By now you have probably seen The New York Times income mobility map. It’s a powerful visual that provides a stark image of the economic immobility crisis facing this country, especially those living in the South. It’s hard to see it and not think about the working families trying to create better lives for their children. It has also prompted me to reflect on my own life.
You see, this map is talking about me.
It encompasses data on the 1980-82 birth cohorts (of which I am a proud member) and the chances of a child born in the bottom fifth rising to the top fifth. I was raised in the bottom quintile, in a small, rural South Carolina town. Now, many years later, I am out of the bottom quintile. As the map shows, the probability of moving up is limited if you were born in the South. As I look at that map, I notice my own speckle of red. And I ponder how did I beat the odds? How did I move out of the bottom quintile? How was I lucky enough to not fall through the cracks?
I have come up with two reasons for my own personal experience:
A strong support base. I am a first-generation college graduate. My mom did not know much about college, but she knew I was going. Every day after school, my mom and grandmother made me go to my room and not come out until I finished my homework. I hated it at the time, but now I see the value in hard work before play.
I also benefited from growing up in a small, rural area. I had teachers who knew my mom and my aunts and uncles (some of my teachers actually taught them, too). My mom would know about my day before I got off the school bus in the afternoon. I had a band teacher whose mission was to show us the world outside of our small town. He took us to colleges all across the South, helping us believe that we could be students there one day. Sure, we did not have many of the resources our urban counterparts had, but I value the education I received there. It shaped my views on the world.
Good social policy.
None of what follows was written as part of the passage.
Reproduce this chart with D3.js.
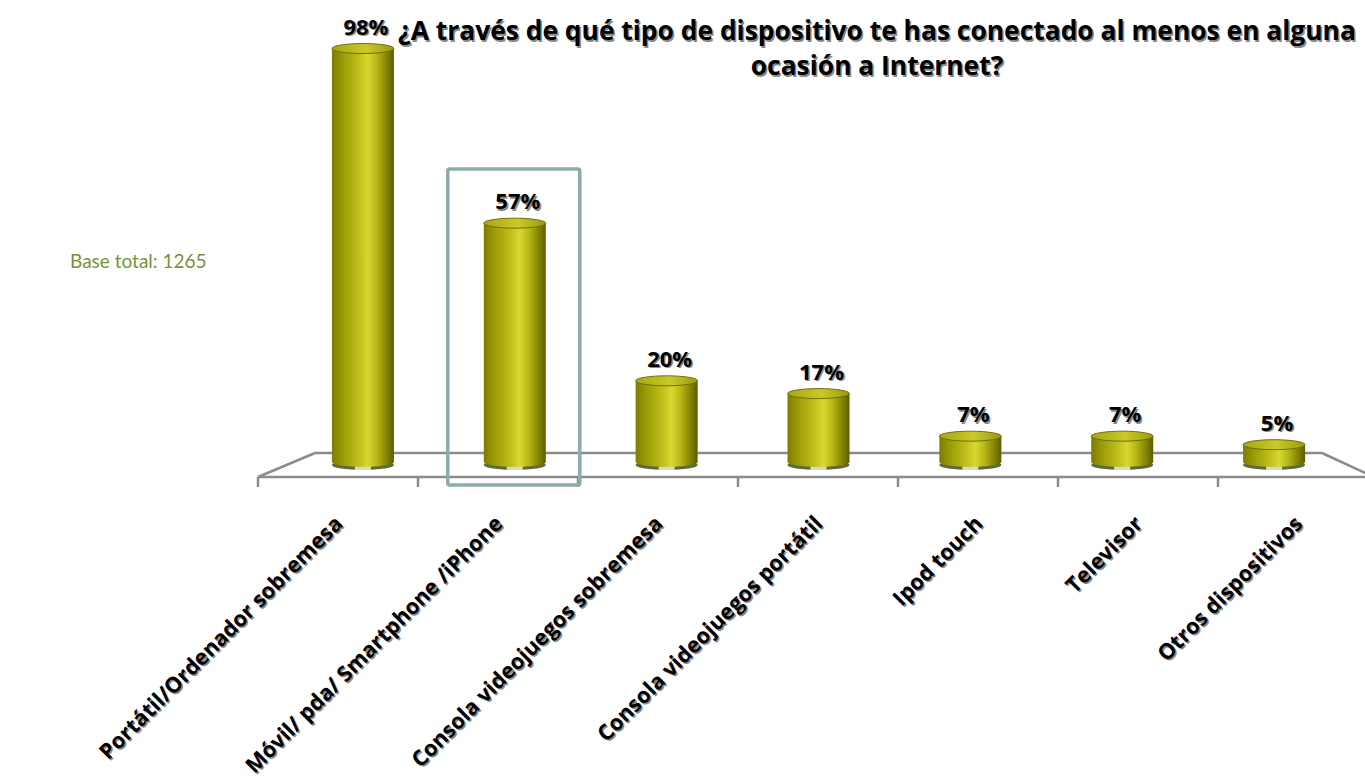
<!DOCTYPE html>
<html>
<head>
<meta charset="utf-8">
<script src="https://cdn.jsdelivr.net/npm/d3@7"></script>
<style>
  html, body { margin: 0; padding: 0; background: #ffffff; }
  svg { display: block; }
</style>
</head>
<body>
<svg id="chart" width="1365" height="780"></svg>
<script>
// Devices used at least once to connect to the Internet (% of respondents)
const categories = [
  "Portátil/Ordenador sobremesa",
  "Móvil/ pda/ Smartphone /iPhone",
  "Consola videojuegos sobremesa",
  "Consola videojuegos portátil",
  "Ipod touch",
  "Televisor",
  "Otros dispositivos"
];
const values = [98, 57, 20, 17, 7, 7, 5];
const valueLabels = ["98%", "57%", "20%", "17%", "7%", "7%", "5%"];
const highlighted = ["Móvil/ pda/ Smartphone /iPhone"];
const titleLines = [
  "¿A través de qué tipo de dispositivo te has conectado al menos en alguna",
  "ocasión a Internet?"
];
const baseNote = "Base total: 1265";

const svg = d3.select("#chart");

// Floor of the 3-D plot: front edge, back edge and bar plane in between
const xFront = d3.scaleBand().domain(categories).range([258, 1378]);
const xBack  = d3.scaleBand().domain(categories).range([315, 1322]);
const xBar   = d3.scaleBand().domain(categories).range([287, 1350]);
const y = d3.scaleLinear().domain([0, 100]).range([466, 40]);

const frontY = 477, backY = 453, barBaseY = 462;
const barW = 62, rx = barW / 2, ry = 5;

const defs = svg.append("defs");
const grad = defs.append("linearGradient")
  .attr("id", "cyl").attr("x1", "0%").attr("x2", "100%").attr("y1", "0%").attr("y2", "0%");
[
  [0, "#7d7d00"], [0.18, "#9c9c08"], [0.42, "#bdbd1a"], [0.58, "#d8d832"],
  [0.72, "#b8b816"], [0.9, "#7f7f02"], [1, "#5c5c00"]
].forEach(([o, c]) => grad.append("stop").attr("offset", o).attr("stop-color", c));

const topGrad = defs.append("linearGradient")
  .attr("id", "cylTop").attr("x1", "0%").attr("x2", "100%");
[[0, "#a6a612"], [0.55, "#c9c928"], [1, "#9a9a0c"]]
  .forEach(([o, c]) => topGrad.append("stop").attr("offset", o).attr("stop-color", c));

// Floor lines
const floor = svg.append("g").attr("fill", "none").attr("stroke", "#8c8c8c").attr("stroke-width", 2.5);
const fx0 = xFront.range()[0], fx1 = xFront.range()[1];
const bx0 = xBack.range()[0], bx1 = xBack.range()[1];
floor.append("path").attr("d", `M${fx0},${frontY}L${bx0},${backY}L${bx1},${backY}L${fx1},${frontY + 2}`)
  .attr("stroke-linejoin", "round");
floor.append("path").attr("d", `M${fx0},${frontY}L${fx1},${frontY}`);
// tick marks on the front edge
floor.selectAll("line.tick")
  .data(categories)
  .join("line")
  .attr("class", "tick")
  .attr("x1", d => xFront(d)).attr("x2", d => xFront(d))
  .attr("y1", frontY).attr("y2", frontY + 10);

// Cylinders
const bars = svg.append("g").selectAll("g.bar")
  .data(categories.map((c, i) => ({ c, v: values[i], label: valueLabels[i] })))
  .join("g").attr("class", "bar")
  .attr("transform", d => `translate(${xBar(d.c) + xBar.bandwidth() / 2},0)`);

// reflection on the floor under each cylinder
bars.append("ellipse")
  .attr("cx", 0).attr("cy", barBaseY + 3).attr("rx", rx).attr("ry", ry)
  .attr("fill", "#5f6a3a");
bars.append("rect")
  .attr("x", -8).attr("y", barBaseY + 3).attr("width", 16).attr("height", 5)
  .attr("fill", "#d6dcc0");
bars.append("path")
  .attr("d", d => {
    const t = y(d.v);
    return `M${-rx},${t}L${-rx},${barBaseY}A${rx},${ry} 0 0 0 ${rx},${barBaseY}L${rx},${t}Z`;
  })
  .attr("fill", "url(#cyl)");
bars.append("ellipse")
  .attr("cx", 0).attr("cy", d => y(d.v)).attr("rx", rx).attr("ry", ry)
  .attr("fill", "url(#cylTop)").attr("stroke", "#6e6e10").attr("stroke-width", 1);

// Value labels with a soft shadow
const labelFont = "'Open Sans', Lato, sans-serif";
function shadowText(sel) {
  sel.clone(true).lower().attr("fill", "#8a8a8a").attr("transform", function () {
    const t = d3.select(this).attr("transform") || "";
    return "translate(1.5,1.5) " + t;
  });
}
const vl = bars.append("text")
  .attr("x", 3).attr("y", d => y(d.v) - 14)
  .attr("text-anchor", "middle")
  .attr("font-family", labelFont).attr("font-weight", 700).attr("font-size", 22)
  .attr("fill", "#000")
  .text(d => d.label);
vl.each(function () { shadowText(d3.select(this)); });

// Highlight frame around the mobile bar
highlighted.forEach(h => {
  const cx = xBar(h) + xBar.bandwidth() / 2;
  svg.append("rect")
    .attr("x", cx - 67).attr("y", 169).attr("width", 132).attr("height", 316)
    .attr("rx", 2).attr("fill", "none").attr("stroke", "#8eaaad").attr("stroke-width", 3.5);
});

// Category labels, rotated
const cat = svg.append("g").selectAll("text")
  .data(categories)
  .join("text")
  .attr("transform", d => `translate(${xFront(d) + xFront.bandwidth() / 2 + 6},525) rotate(-45)`)
  .attr("text-anchor", "end")
  .attr("font-family", labelFont).attr("font-weight", 700).attr("font-size", 21.7)
  .attr("fill", "#000")
  .text(d => d);
cat.each(function () { shadowText(d3.select(this)); });

// Title
const title = svg.append("g");
titleLines.forEach((t, i) => {
  const tx = title.append("text")
    .attr("x", 877).attr("y", 40 + i * 35)
    .attr("text-anchor", "middle")
    .attr("font-family", labelFont).attr("font-weight", 700).attr("font-size", 26.4)
    .attr("fill", "#000")
    .text(t);
  shadowText(tx);
});

// Sample size note
svg.append("text")
  .attr("x", 70).attr("y", 268)
  .attr("font-family", "Lato, 'Open Sans', sans-serif").attr("font-size", 19)
  .attr("fill", "#76923c")
  .text(baseNote);
</script>
</body>
</html>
As a high-school and college student, I participated in several programs targeting first-generation, low-income students. I was involved in the Federal TRIO Educational Talent Search program while in high school. I learned about FAFSA, college applications, and scholarships. In college, I participated in another TRIO program—the Ronald E. McNair Postbaccalaureate Achievement Program. This program encouraged first-generation college students to continue their education beyond undergraduate school and pursue doctoral degrees. As a McNair Scholar, I wrote my first doctoral personal statement. Years later, when I finally did apply for admission to a PhD program, I referenced that personal statement and used it as my framework.
My alma mater, the University of South Carolina, made a commitment to diversity. I graduated in the top-five percent of my high school class, but I was still anxious about completing my college applications, hoping that someone would accept me. I am so happy they took a chance on me, a poor black kid (or academically speaking, a first-generation, low-income, minority student) from rural South Carolina. And I am sure they were even happier, 3½ years later when they could include me in their graduation rate.
As we continue to do research on the mobility issue here at MDC, I will look back fondly over my educational experience and be more than grateful for all the people, programs, and policies that helped me move from that bottom quintile.
Now, let’s get to work helping other youth have the opportunity to move up, too.